Borrowers who took out foreign currency-denominated loans at rates above fixed rates in an early repayment scheme proposed by the government will not be allowed to avail of the program, daily Magyar Nemzet and internet portal origo.hu said, citing a decision taken by the government at a cabinet meeting on Wednesday.

Prime Minister Viktor Orbán told MPs in parliament on Monday that the government supports a proposal to allow Hungarians with foreign currency-denominated mortgages the chance to repay their loans in a single installment at a fixed exchange rate that is well under the market rate.
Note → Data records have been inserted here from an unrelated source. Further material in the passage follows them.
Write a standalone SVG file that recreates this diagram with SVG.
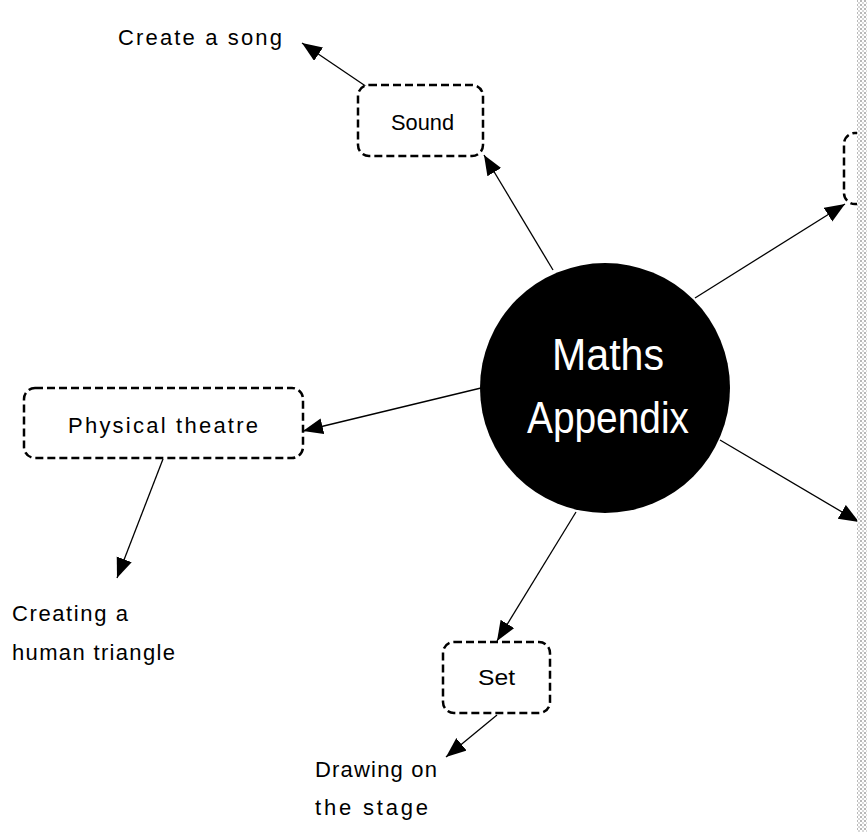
<svg xmlns="http://www.w3.org/2000/svg" width="867" height="832" viewBox="0 0 867 832">
<defs>
<marker id="ah" markerUnits="userSpaceOnUse" markerWidth="22" markerHeight="18" refX="20" refY="8" orient="auto">
<path d="M0,0 L20,8 L0,16 Z" fill="#000"/>
</marker>
<pattern id="dots" width="4" height="4" patternUnits="userSpaceOnUse">
<rect width="4" height="4" fill="#fff"/>
<rect x="0" y="0" width="2" height="2" fill="#b8b8b8"/>
<rect x="2" y="2" width="2" height="2" fill="#d8d8d8"/>
</pattern>
</defs>
<style>
.box{fill:#fff;stroke:#000;stroke-width:2.5;stroke-dasharray:8 4}
.edge{stroke:#000;stroke-width:1.3;fill:none;marker-end:url(#ah)}
.t{font-family:"Liberation Sans","DejaVu Sans",sans-serif;font-size:22px;fill:#000}
.c{font-family:"Liberation Sans","DejaVu Sans",sans-serif;font-size:44px;fill:#fff;text-anchor:middle}
</style>
<rect width="867" height="832" fill="#fff"/>
<g id="connectors">
<line class="edge" x1="553" y1="270" x2="484" y2="155"/>
<line class="edge" x1="367" y1="87" x2="302" y2="43"/>
<line class="edge" x1="481" y1="388" x2="303" y2="431"/>
<line class="edge" x1="163" y1="459" x2="117" y2="578"/>
<line class="edge" x1="576" y1="512" x2="497" y2="641"/>
<line class="edge" x1="497" y1="715" x2="446" y2="757"/>
<line class="edge" x1="695" y1="298" x2="845" y2="204"/>
<line class="edge" x1="720" y1="440" x2="859" y2="522"/>
</g>
<g id="center">
<circle cx="605" cy="388" r="125" fill="#000"/>
<text class="c" x="608" y="370" textLength="112" lengthAdjust="spacingAndGlyphs">Maths</text>
<text class="c" x="608" y="433" textLength="162" lengthAdjust="spacingAndGlyphs">Appendix</text>
</g>
<g id="sound">
<rect class="box" x="358" y="85" width="125" height="71" rx="11"/>
<text class="t" x="391" y="130" textLength="63" lengthAdjust="spacingAndGlyphs">Sound</text>
</g>
<g id="create-song">
<text class="t" x="118" y="45" textLength="164" lengthAdjust="spacing">Create a song</text>
</g>
<g id="physical">
<rect class="box" x="24" y="388" width="279" height="70" rx="11"/>
<text class="t" x="68" y="433" textLength="190" lengthAdjust="spacing">Physical theatre</text>
</g>
<g id="human-triangle">
<text class="t" x="12" y="621" textLength="116" lengthAdjust="spacing">Creating a</text>
<text class="t" x="12" y="660" textLength="163" lengthAdjust="spacing">human triangle</text>
</g>
<g id="set">
<rect class="box" x="443" y="642" width="107" height="71" rx="11"/>
<text class="t" x="478" y="685" textLength="37" lengthAdjust="spacingAndGlyphs">Set</text>
</g>
<g id="drawing">
<text class="t" x="315" y="777" textLength="122" lengthAdjust="spacing">Drawing on</text>
<text class="t" x="315" y="815" textLength="113" lengthAdjust="spacing">the stage</text>
</g>
<g id="right-box">
<rect class="box" x="844" y="133" width="60" height="71" rx="11"/>
</g>
<rect x="857" y="0" width="10" height="832" fill="url(#dots)"/>
</svg>
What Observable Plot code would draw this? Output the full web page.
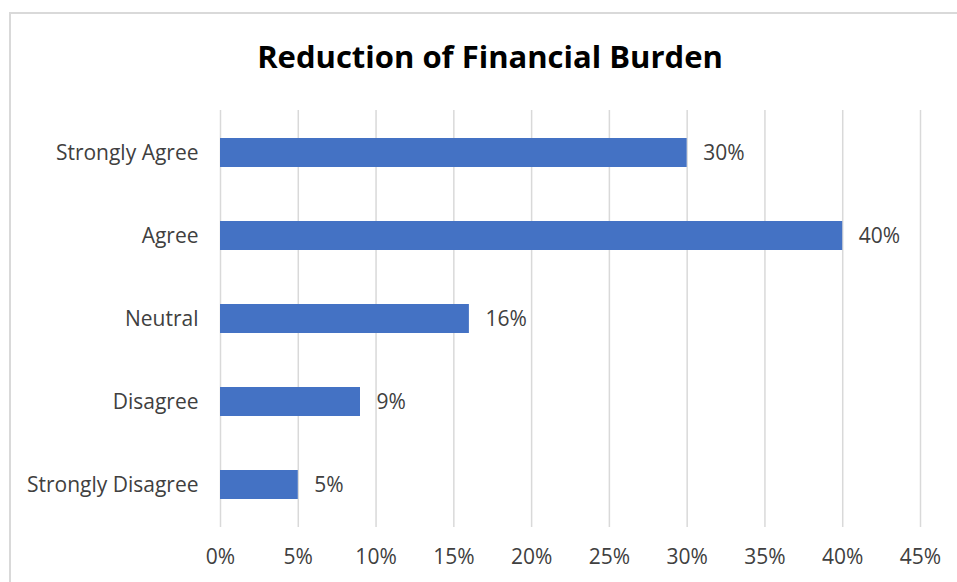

The fixed rate for Swiss franc-based loans — once the most popular retail lending product in Hungary — is 180 forints. The rate for euro-denominated loans is 250.

According to origo.hu, the government argues that making the early repayment option available to borrowers who took out their mortgages above the fixed rates would enable them to “profiteer”.
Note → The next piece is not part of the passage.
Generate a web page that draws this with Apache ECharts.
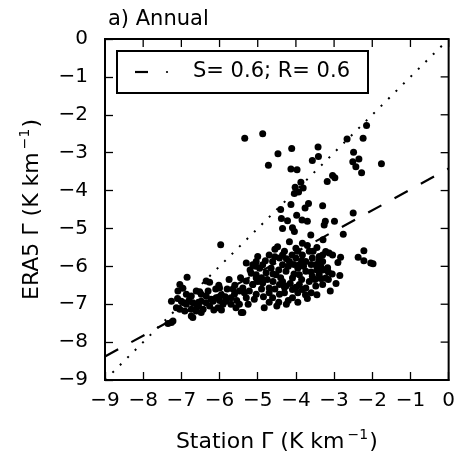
<!DOCTYPE html>
<html>
<head>
<meta charset="utf-8">
<script src="https://cdn.jsdelivr.net/npm/echarts@6/dist/echarts.min.js"></script>
<style>html,body{margin:0;padding:0;background:#fff}#c{width:458px;height:458px}</style>
</head>
<body>
<div id="c"></div>
<script>
// ---- data ----
const axisTicks = [-9,-8,-7,-6,-5,-4,-3,-2,-1,0];
const points = [
 // upper scattered
 [-5.34,-2.62],[-4.87,-2.50],[-4.11,-2.89],[-4.47,-3.03],[-4.72,-3.33],[-3.42,-2.85],[-3.57,-3.21],[-3.41,-3.10],
 [-4.13,-3.43],[-3.97,-3.45],[-3.18,-3.76],[-3.87,-3.78],[-4.02,-3.91],[-3.81,-3.93],[-4.04,-4.08],[-3.93,-4.04],
 [-3.67,-4.34],[-3.76,-4.46],[-3.30,-4.40],[-4.13,-4.37],[-4.40,-4.50],[-4.38,-4.74],[-4.22,-4.80],[-3.98,-4.65],
 [-3.84,-4.78],[-3.70,-4.81],[-3.26,-4.91],[-4.35,-5.00],[-4.09,-4.98],[-4.04,-5.08],
 [-2.15,-2.28],[-2.66,-2.64],[-2.24,-2.62],[-2.49,-2.99],[-2.35,-3.17],[-2.51,-3.24],[-2.43,-3.37],[-2.28,-3.53],
 [-1.76,-3.29],[-3.04,-3.60],[-2.98,-3.66],[-2.50,-4.59],[-3.23,-4.81],[-2.99,-4.81],
 [-2.76,-5.15],[-3.29,-5.30],[-2.22,-5.59],[-2.37,-5.76],[-2.22,-5.85],[-2.04,-5.91],[-1.98,-5.93],[-2.83,-5.76],
 [-3.22,-5.61],[-3.13,-5.65],[-3.04,-5.70],[-3.30,-5.70],[-3.39,-5.74],[-3.35,-6.00],[-3.23,-6.09],[-3.15,-6.15],
 [-3.39,-6.13],[-2.85,-6.24],[-3.35,-6.32],[-3.15,-6.35],
 // left cluster
 [-6.85,-6.29],[-6.35,-6.39],[-6.26,-6.42],[-7.04,-6.48],[-6.02,-6.50],[-6.96,-6.58],[-7.09,-6.65],[-6.87,-6.74],
 [-6.74,-6.78],[-6.61,-6.65],[-6.52,-6.67],[-6.48,-6.74],[-6.35,-6.78],[-7.26,-6.92],[-7.00,-6.92],[-6.94,-6.96],
 [-6.87,-7.00],[-6.70,-6.96],[-6.61,-7.00],[-6.48,-6.92],[-6.35,-6.96],[-6.22,-6.87],[-6.17,-6.92],[-6.09,-6.83],
 [-7.13,-7.09],[-7.04,-7.13],[-6.91,-7.18],[-6.74,-7.13],[-6.61,-7.18],[-6.43,-7.13],[-6.74,-7.31],[-6.70,-7.35],
 [-6.48,-7.22],[-7.22,-7.44],[-7.26,-7.48],[-7.35,-7.51],
 [-6.26,-7.05],[-6.04,-7.09],[-5.91,-7.00],[-5.83,-6.92],[-5.70,-6.83],[-5.61,-6.74],[-5.48,-6.65],[-5.39,-6.57],
 [-5.70,-7.00],[-5.48,-7.00],[-5.57,-7.09],[-5.39,-7.22],[-5.30,-6.83],[-5.22,-6.65],[-5.13,-6.48],[-5.30,-6.39],
 [-5.04,-6.31],[-5.17,-6.18],[-5.30,-5.91],[-5.04,-5.87],[-5.97,-5.43],[-5.43,-7.22],[-6.00,-6.57],
 [-7.10,-6.85],[-6.80,-6.90],[-6.55,-6.95],[-6.30,-6.65],[-6.00,-6.90],[-5.85,-6.80],[-5.65,-6.60],[-5.35,-6.70],
 [-6.55,-7.05],[-5.95,-7.15],
 // dense core
 [-5.00,-5.74],[-4.48,-5.48],[-4.17,-5.35],[-4.00,-5.52],[-3.83,-5.39],[-3.61,-5.17],
 [-5.13,-5.96],[-4.87,-5.96],[-4.70,-5.70],[-4.61,-5.87],[-4.43,-5.78],[-4.35,-5.96],[-4.17,-5.87],[-4.00,-5.78],
 [-3.83,-5.70],[-3.74,-5.87],[-3.57,-5.78],[-3.48,-5.96],[-3.30,-5.87],[-3.17,-6.04],
 [-5.04,-6.22],[-4.78,-6.17],[-4.52,-6.22],[-4.26,-6.13],[-4.09,-6.31],[-3.91,-6.22],[-3.74,-6.13],[-3.57,-6.26],
 [-3.39,-6.22],[-3.22,-6.31],
 [-5.13,-6.48],[-4.87,-6.44],[-4.70,-6.57],[-4.43,-6.48],[-4.26,-6.52],[-4.09,-6.61],[-3.91,-6.48],[-3.74,-6.57],
 [-3.48,-6.52],[-3.30,-6.48],
 [-5.04,-6.74],[-4.61,-6.83],[-4.43,-6.74],[-4.09,-6.83],[-3.83,-6.61],[-4.83,-7.09],[-5.09,-6.87],
 [-4.95,-6.05],[-4.65,-6.05],[-4.40,-6.30],[-4.20,-6.00],[-3.95,-6.05],[-3.65,-6.40],[-3.45,-6.10],[-4.75,-6.35],
 [-4.55,-6.60],[-4.30,-6.70],[-3.95,-6.70],[-3.60,-6.70],[-4.90,-6.60],[-4.10,-5.70],[-3.90,-5.95],[-3.65,-5.60],
 [-4.30,-5.60],[-4.55,-5.55],[-3.45,-5.50],[-5.20,-6.10],[-5.45,-6.30],[-5.60,-6.50],[-5.80,-6.60],[-5.95,-6.75],
 [-6.10,-6.60],[-5.75,-6.35],[-5.55,-6.90],[-6.15,-7.15],[-5.25,-7.00],[-4.70,-6.95],[-4.45,-6.95],[-4.20,-6.90],
 [-3.45,-6.75],[-3.10,-6.65],[-2.95,-6.45],[-3.05,-6.20],[-2.90,-5.90],
 [-5.05,-6.00],[-4.80,-5.85],[-4.55,-5.75],[-4.25,-5.80],[-4.05,-5.95],[-3.80,-6.00],[-3.60,-5.95],[-3.40,-5.85],
 [-4.90,-6.30],[-4.60,-6.40],[-4.35,-6.40],[-4.15,-6.45],[-3.85,-6.35],[-3.60,-6.15],[-3.50,-6.35],[-4.70,-6.70],
 [-4.30,-6.55],[-4.00,-6.55],[-3.75,-6.75],[-5.00,-6.40],[-4.85,-6.80],[-4.45,-6.10],[-4.05,-6.20],[-3.85,-5.85],
 [-3.30,-6.10],[-4.60,-6.20],[-4.35,-5.70],[-3.95,-5.60],[-3.70,-5.45],[-3.55,-5.60],
 [-4.50,-7.05],[-4.25,-7.00],[-3.95,-6.95],[-3.70,-6.85]
];
const stationX = points.map(p => p[0]);
const era5Y = points.map(p => p[1]);
const regLine = [[-9, -8.38], [0, -3.42]];
const oneToOne = [[-9, -9], [0, 0]];
const titleText = 'a) Annual';
const legendText = 'S= 0.6; R= 0.6';

// ---- chart ----
const FONT = '"DejaVu Sans"';
const fmt = v => String(v).replace('-', '\u2212');
const chart = echarts.init(document.getElementById('c'), null, {renderer: 'canvas'});
const TICK_LEN = 8;
const baseAxis = {
  type: 'value', min: -9, max: 0, interval: 1, show: true,
  axisLine: {show: true, onZero: false, lineStyle: {color: '#000', width: 2}},
  axisTick: {show: true, inside: true, length: TICK_LEN, lineStyle: {color: '#000', width: 1.3}},
  splitLine: {show: false}
};
const rich = {
  n: {fontFamily: FONT, fontSize: 22, color: '#000', lineHeight: 28},
  s: {fontFamily: FONT, fontSize: 14, color: '#000', lineHeight: 28, verticalAlign: 'top', padding: [0, 1, 0, 3]}
};
const legendGraphics = [
  {type: 'rect', shape: {x: 117, y: 51, width: 251, height: 42}, z: 100,
    style: {fill: '#fff', stroke: '#000', lineWidth: 2}},
  {type: 'line', shape: {x1: 135, y1: 72, x2: 148, y2: 72}, z: 101,
    style: {stroke: '#000', lineWidth: 2.2}},
  {type: 'circle', shape: {cx: 167, cy: 72, r: 1.1}, z: 101, style: {fill: '#000'}},
  {type: 'text', x: 193, y: 72, z: 101,
    style: {text: legendText, fontFamily: FONT, fontSize: 21, fill: '#000', verticalAlign: 'middle'}}
];
chart.setOption({
  animation: false,
  backgroundColor: '#fff',
  title: {text: titleText, left: 103, top: 4,
    textStyle: {fontFamily: FONT, fontSize: 21, fontWeight: 'normal', color: '#000'}},
  grid: {left: 105, top: 39, width: 345, height: 344, containLabel: false,
    show: true, borderColor: '#000', borderWidth: 2, backgroundColor: 'transparent'},
  xAxis: Object.assign({}, baseAxis, {position: 'bottom',
    axisLabel: {show: true, margin: 11, fontFamily: FONT, fontSize: 20, color: '#000', formatter: fmt},
    name: '{n|Station Γ (K km}{s|\u22121}{n|)}', nameLocation: 'middle', nameGap: 48,
    nameTextStyle: {rich: rich}}),
  yAxis: Object.assign({}, baseAxis, {position: 'left',
    axisLabel: {show: true, margin: 17, fontFamily: FONT, fontSize: 20, color: '#000', formatter: fmt},
    name: '{n|ERA5 Γ (K km}{s|\u22121}{n|)}', nameLocation: 'middle', nameGap: 59,
    nameTextStyle: {rich: rich}}),
  series: [
    {type: 'line', data: oneToOne, showSymbol: false, symbol: 'none', z: 3,
      lineStyle: {color: '#000', width: 2, type: [2, 8.5], cap: 'butt'}},
    {type: 'line', data: regLine, showSymbol: false, symbol: 'none', z: 3,
      lineStyle: {color: '#000', width: 2.2, type: [15, 15], cap: 'butt'}},
    {type: 'scatter', data: stationX.map((x, i) => [x, era5Y[i]]), symbol: 'circle', symbolSize: 7,
      itemStyle: {color: '#000', opacity: 1}, z: 4}
  ],
  graphic: legendGraphics
});

// mirrored ticks on the top and right spines, positioned through the chart's own axes
const mirrorTicks = [];
axisTicks.forEach(v => {
  const top = chart.convertToPixel({gridIndex: 0}, [v, 0]);
  mirrorTicks.push({type: 'line', z: 50, silent: true,
    shape: {x1: top[0], y1: top[1], x2: top[0], y2: top[1] + TICK_LEN},
    style: {stroke: '#000', lineWidth: 1.3}});
  const right = chart.convertToPixel({gridIndex: 0}, [0, v]);
  mirrorTicks.push({type: 'line', z: 50, silent: true,
    shape: {x1: right[0], y1: right[1], x2: right[0] - TICK_LEN, y2: right[1]},
    style: {stroke: '#000', lineWidth: 1.3}});
});
chart.setOption({graphic: legendGraphics.concat(mirrorTicks)});
</script>
</body>
</html>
The news website noted that the National Bank of Hungary’s average monthly Swiss franc rate “has been higher than HUF 180 since January 2009, with the exception of the period from June to September 2009, when it fell short of that level by a few forints.”

The value of new CHF-based home loan contracts signed with Hungarian banks fell drastically in the autumn of 2008, when the crisis heightened and the forint weakened. The value of new contracts signed in January 2009 dropped to the equivalent of HUF 12.5 billion from HUF 50 billion-75 billion in earlier months. The value of new contracts signed each month dropped under HUF 1 billion in the spring of 2010 and has been negligible since.